GPU Computing

TP 0.4 - Kernel programming

E. Carlinet

J. Chazalon

Sept. 2020

Objective(s)

Duration

You should complete this part within 30 minutes.

Exercise 1: Vector initialization

Instructions

In this exercise you will code a kernel function which initializes a buffer in device global memory with a given value.

It is a sort of “fill” function.

In this case, both the buffer and the grid/blocks are in one dimension.

Code template

Read and edit the file 1-vec_init.cu from the student resources archive student_resources.tar.gz.

You have to write the code for the kernel

__global__ void vecinit(int *a, int N)

You are expected to insert your code in the sections demarcated with //@@. You should not have to make any change in other code sections.

Validation

Running make test-1-vec_init should build and run your program. The integrated test should succeed.

Relevant documentation

Exercise 2: Vector addition

Instructions

In this exercise your will code a simple vector addition: given two vectors x and y, you have to replace each yi by xi + yi.

In this case, both the buffer and the grid/blocks are in one dimension.

Code template

Read and edit the file 2-vec_add.cu from the student resources archive student_resources.tar.gz.

You have to write the code for the kernel

__global__ void add(float *x, float *y, int N)

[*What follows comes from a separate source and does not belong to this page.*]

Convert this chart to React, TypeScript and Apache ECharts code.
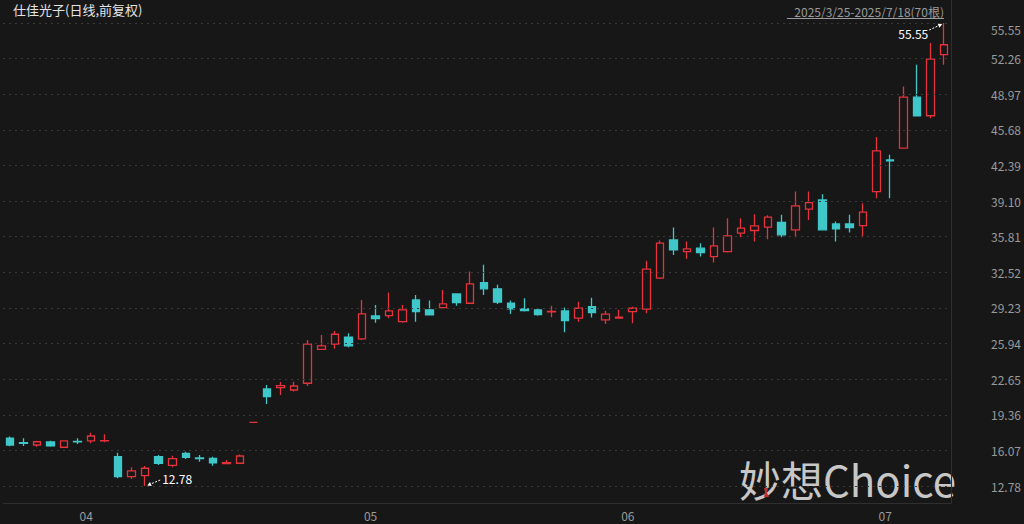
import React, { useEffect, useRef } from 'react';
import * as echarts from 'echarts';

const dates = [
  '2025-03-25', '2025-03-26', '2025-03-27', '2025-03-28', '2025-03-31',
  '2025-04-01', '2025-04-02', '2025-04-03', '2025-04-07', '2025-04-08', '2025-04-09', '2025-04-10', '2025-04-11',
  '2025-04-14', '2025-04-15', '2025-04-16', '2025-04-17', '2025-04-18', '2025-04-21', '2025-04-22', '2025-04-23',
  '2025-04-24', '2025-04-25', '2025-04-28', '2025-04-29', '2025-04-30',
  '2025-05-06', '2025-05-07', '2025-05-08', '2025-05-09', '2025-05-12', '2025-05-13', '2025-05-14', '2025-05-15',
  '2025-05-16', '2025-05-19', '2025-05-20', '2025-05-21', '2025-05-22', '2025-05-23', '2025-05-26', '2025-05-27',
  '2025-05-28', '2025-05-29', '2025-05-30',
  '2025-06-03', '2025-06-04', '2025-06-05', '2025-06-06', '2025-06-09', '2025-06-10', '2025-06-11', '2025-06-12',
  '2025-06-13', '2025-06-16', '2025-06-17', '2025-06-18', '2025-06-19', '2025-06-20', '2025-06-23', '2025-06-24',
  '2025-06-25', '2025-06-26', '2025-06-27',
  '2025-07-01', '2025-07-02', '2025-07-03', '2025-07-04', '2025-07-07', '2025-07-08',
];

const opens = [
  17.19, 16.78, 16.57, 16.85, 16.36, 16.90, 16.94, 16.95, 15.49, 13.64,
  13.73, 15.49, 14.69, 15.80, 15.37, 15.34, 14.85, 14.88, 18.66, 21.74,
  21.87, 21.65, 22.27, 25.41, 25.88, 26.52, 26.37, 28.49, 28.52, 27.96,
  29.97, 29.05, 29.26, 30.52, 29.66, 31.57, 30.99, 29.66, 29.14, 29.05,
  28.86, 28.95, 28.28, 29.35, 28.12, 28.30, 28.89, 29.11, 31.98, 35.51,
  34.43, 34.75, 33.97, 34.43, 36.14, 36.38, 36.69, 37.12, 36.44, 38.35,
  39.21, 36.99, 36.99, 36.84, 39.98, 42.90, 43.99, 48.70, 46.98, 52.62,
];
const closes = [
  16.57, 16.72, 16.87, 16.50, 16.94, 16.85, 17.40, 16.98, 13.64, 14.17,
  14.42, 14.88, 15.30, 15.43, 15.32, 14.93, 14.93, 15.55, 18.66, 21.03,
  22.05, 22.02, 25.88, 25.72, 26.80, 25.72, 28.68, 28.24, 28.95, 29.05,
  28.89, 28.58, 29.60, 29.72, 31.45, 30.99, 29.76, 29.14, 28.98, 28.62,
  28.92, 28.06, 29.20, 28.80, 28.65, 28.37, 29.20, 32.81, 35.21, 34.59,
  34.68, 34.34, 34.96, 35.88, 36.60, 36.81, 37.61, 35.98, 38.66, 38.96,
  36.44, 36.53, 36.65, 38.08, 43.74, 42.82, 48.70, 46.98, 52.22, 53.54,
];
const lows = [
  16.45, 16.48, 16.41, 16.41, 16.28, 16.66, 16.72, 16.82, 13.50, 13.43,
  12.78, 14.73, 14.51, 15.27, 15.03, 14.65, 14.82, 14.82, 18.66, 20.36,
  21.19, 21.50, 22.02, 25.35, 25.47, 25.60, 26.27, 27.87, 28.28, 27.87,
  27.96, 28.55, 29.20, 29.44, 29.60, 30.43, 29.60, 28.68, 28.89, 28.50,
  28.37, 26.98, 27.96, 28.34, 27.75, 28.28, 27.81, 28.74, 31.91, 34.13,
  33.76, 33.97, 33.42, 34.34, 35.77, 35.36, 35.58, 35.77, 35.77, 37.36,
  36.38, 35.36, 36.20, 35.77, 39.37, 39.37, 43.93, 46.91, 46.76, 51.69,
];
const highs = [
  17.35, 17.19, 16.97, 16.97, 16.99, 17.19, 17.71, 17.56, 15.86, 14.51,
  14.62, 15.65, 15.58, 15.95, 15.65, 15.49, 15.18, 15.70, 18.66, 22.11,
  22.39, 22.42, 26.27, 26.74, 27.11, 26.89, 29.97, 29.51, 30.65, 29.51,
  30.43, 29.91, 30.89, 30.55, 32.59, 33.21, 31.36, 29.91, 30.13, 29.20,
  29.42, 29.26, 29.81, 30.18, 28.98, 29.05, 29.35, 33.58, 35.45, 36.65,
  35.36, 35.21, 36.65, 37.52, 37.52, 37.89, 37.80, 37.83, 39.98, 39.98,
  39.74, 37.21, 37.83, 38.91, 45.01, 43.37, 49.69, 51.69, 53.70, 55.55,
];

const tickValues = [
  12.78, 16.07, 19.36, 22.65, 25.94, 29.23, 32.52,
  35.81, 39.10, 42.39, 45.68, 48.97, 52.26, 55.55,
];

const titleText = '仕佳光子(日线,前复权)';
const rangeText = '2025/3/25-2025/7/18(70根)';
const watermarkText = '妙想Choice';

const BG = '#171717';
const UP = '#e5323c';
const DOWN = '#3fc7c9';
const FONT = '"Noto Sans CJK SC", "Noto Sans", sans-serif';

function arrow(x1: number, y1: number, x2: number, y2: number) {
  const dx = x2 - x1;
  const dy = y2 - y1;
  const len = Math.sqrt(dx * dx + dy * dy) || 1;
  const ux = dx / len;
  const uy = dy / len;
  const size = 4;
  const bx = x2 - ux * size;
  const by = y2 - uy * size;
  const px = -uy * 2.2;
  const py = ux * 2.2;
  return [
    {
      type: 'line',
      shape: { x1, y1, x2: bx, y2: by },
      style: { stroke: '#ffffff', lineWidth: 1, lineDash: [2, 1.5] },
      silent: true,
    },
    {
      type: 'polygon',
      shape: { points: [[x2, y2], [bx + px, by + py], [bx - px, by - py]] },
      style: { fill: '#ffffff' },
      silent: true,
    },
  ];
}

export default function App() {
  const ref = useRef<HTMLDivElement>(null);

  useEffect(() => {
    const chart = echarts.init(ref.current as HTMLDivElement, null, { renderer: 'svg' });
    const data = opens.map((o, i) => [o, closes[i], lows[i], highs[i]]);
    const yMin = 11.21;
    const yMax = Math.max(...highs);
    const lastTick = tickValues[tickValues.length - 1];

    chart.setOption({
      animation: false,
      backgroundColor: BG,
      textStyle: { fontFamily: FONT },
      grid: { left: 3, right: 73, top: 23, bottom: 21 },
      xAxis: {
        type: 'category',
        data: dates,
        boundaryGap: true,
        axisLine: { show: true, lineStyle: { color: '#2f2f2f' } },
        axisTick: { show: false },
        axisLabel: {
          interval: (i: number) => i > 0 && dates[i].slice(5, 7) !== dates[i - 1].slice(5, 7),
          formatter: (v: string) => v.slice(5, 7),
          color: '#9a9a9a',
          fontSize: 12,
          lineHeight: 12,
          align: 'left',
          padding: [0, 0, 0, 2],
          margin: 6,
        },
        splitLine: { show: false },
      },
      yAxis: {
        type: 'value',
        position: 'right',
        min: yMin,
        max: yMax,
        scale: true,
        axisLine: { show: true, lineStyle: { color: '#2f2f2f' } },
        axisTick: { show: false },
        axisLabel: { show: false },
        splitLine: { show: false },
      },
      series: [
        {
          type: 'candlestick',
          data,
          barWidth: 8,
          itemStyle: {
            color: BG,
            color0: DOWN,
            borderColor: UP,
            borderColor0: DOWN,
            borderColorDoji: UP,
            borderWidth: 1.3,
          },
          emphasis: { disabled: true },
          markLine: {
            silent: true,
            symbol: ['none', 'none'],
            animation: false,
            lineStyle: { color: '#3a3a3a', type: [2, 4], width: 1 },
            label: {
              position: 'end',
              color: '#9a9a9a',
              fontSize: 12,
              distance: 40,
              formatter: (p: any) =>
                Number(p.value) === lastTick
                  ? '\n' + Number(p.value).toFixed(2)
                  : Number(p.value).toFixed(2),
            },
            emphasis: { disabled: true },
            data: tickValues.map((v) => ({ yAxis: v })),
          },
        },
      ],
    });

    const maxH = Math.max(...highs);
    const maxI = highs.indexOf(maxH);
    const minL = Math.min(...lows);
    const minI = lows.indexOf(minL);
    const pMax = chart.convertToPixel({ xAxisIndex: 0, yAxisIndex: 0 }, [maxI, maxH]) as number[];
    const pMin = chart.convertToPixel({ xAxisIndex: 0, yAxisIndex: 0 }, [minI, minL]) as number[];

    chart.setOption({
      graphic: [
        {
          type: 'line',
          silent: true,
          shape: { x1: 951.5, y1: 0, x2: 951.5, y2: 23 },
          style: { stroke: '#2f2f2f', lineWidth: 1 },
        },
        {
          type: 'text',
          left: 13,
          top: 3,
          silent: true,
          style: { text: titleText, fill: '#e4e4e4', fontSize: 13, fontFamily: FONT },
        },
        {
          type: 'text',
          x: 944,
          y: 11,
          silent: true,
          style: {
            text: rangeText,
            fill: '#9a9a9a',
            fontSize: 12,
            fontFamily: FONT,
            align: 'right',
            verticalAlign: 'middle',
          },
        },
        {
          type: 'line',
          silent: true,
          shape: { x1: 787, y1: 18.5, x2: 944, y2: 18.5 },
          style: { stroke: '#9a9a9a', lineWidth: 1 },
        },
        {
          type: 'text',
          x: pMax[0] - 16,
          y: pMax[1] + 10,
          silent: true,
          style: {
            text: maxH.toFixed(2),
            fill: '#ffffff',
            fontSize: 12,
            fontFamily: FONT,
            align: 'right',
            verticalAlign: 'middle',
          },
        },
        ...arrow(pMax[0] - 15, pMax[1] + 7, pMax[0] - 2, pMax[1] + 1),
        {
          type: 'text',
          x: pMin[0] + 17,
          y: pMin[1] - 8,
          silent: true,
          style: {
            text: minL.toFixed(2),
            fill: '#ffffff',
            fontSize: 12,
            fontFamily: FONT,
            align: 'left',
            verticalAlign: 'middle',
          },
        },
        ...arrow(pMin[0] + 15, pMin[1] - 6, pMin[0] + 2, pMin[1] - 0.5),
        {
          type: 'text',
          x: 739,
          y: 478,
          silent: true,
          style: {
            text: watermarkText,
            fill: 'rgba(225,225,225,0.88)',
            fontSize: 42,
            lineHeight: 40,
            fontFamily: FONT,
            align: 'left',
            verticalAlign: 'middle',
          },
        },
        {
          type: 'polygon',
          silent: true,
          shape: { points: [[764, 488], [768, 488], [767, 493], [769, 497], [764, 497], [765, 492]] },
          style: { fill: '#c0302f' },
        },
      ],
    });

    return () => {
      chart.dispose();
    };
  }, []);

  return (
    <div
      ref={ref}
      style={{ position: 'fixed', left: 0, top: 0, width: 1024, height: 524 }}
    />
  );
}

You are expected to insert your code in the sections demarcated with //@@. You should not have to make any change in other code sections.

Validation

Running make test-2-vec_add should build and run your program. The integrated test should succeed.

Relevant documentation

Exercise 3: Matrix addiction with 1D allocation

Instructions

In this exercise your will code another vector addition kernel. In this case the buffer is still allocated in 1 dimension, but the grid and blocks are 2 dimensional.

Code template

Read and edit the file 3-mat_add_1Dalloc.cu from the student resources archive student_resources.tar.gz.

You have to write the code for the kernel

__global__ void add(int *a, int *b, int *c, int N, int M) {

You are expected to insert your code in the sections demarcated with //@@. You should not have to make any change in other code sections.

Validation

Running make test-3-mat_add_1Dalloc should build and run your program. The integrated test should succeed.

Relevant documentation

Exercise 4: Matrix initialization with 2D (pitched) allocation

Instructions

In this exercise your will initialize a 2D buffer. In this case both the buffer and the grid/blocks are 2 dimensional.

You will also have to check on the device (ie using another kernel) that the memory is properly initialized.

Code template

Read and edit the file 4-mallocpitch.cu from the student resources archive student_resources.tar.gz.

You have to write the code for the kernels

template <typename T>
__global__ void simpleInit2D(T *buffer, T value, int cols, int rows, size_t pitch);

template <typename T>
__global__ void checkOnDevice(T *buffer, T expectedValue, int cols, int rows, size_t pitch);

You will also have to code the function

template <typename T>
__device__ inline T* eltPtr(T *baseAddress, int col, int row, size_t pitch);

which computes the pointer address of a given value in a 2D array given: - baseAddress: the base address of the buffer - col: the col coordinate of the value - row: the row coordinate of the value - pitch: the actual allocation size in bytes of a row plus its padding

You are expected to insert your code in the sections demarcated with //@@. You should not have to make any change in other code sections.

Validation

Running make test-4-mallocpitch should build and run your program. The integrated test should succeed.

Relevant documentation

Except from the CUDA C Programming guide, from section 5.3.2. Device Memory Accesses:

Two-Dimensional Arrays

A common global memory access pattern is when each thread of index (tx,ty) uses the following address to access one element of a 2D array of width width, located at address BaseAddress of type type* (where type meets the requirement described in Maximize Utilization):

BaseAddress + width * ty + tx

For these accesses to be fully coalesced, both the width of the thread block and the width of the array must be a multiple of the warp size.

In particular, this means that an array whose width is not a multiple of this size will be accessed much more efficiently if it is actually allocated with a width rounded up to the closest multiple of this size and its rows padded accordingly. The cudaMallocPitch() and cuMemAllocPitch() functions and associated memory copy functions described in the reference manual enable programmers to write non-hardware-dependent code to allocate arrays that conform to these constraints.

Questions

  1. Why do we need a __device__ execution space specifier for the eltPtr() function?
  2. In the function eltPtr(), why do we convert the base address of the buffer to (char*)?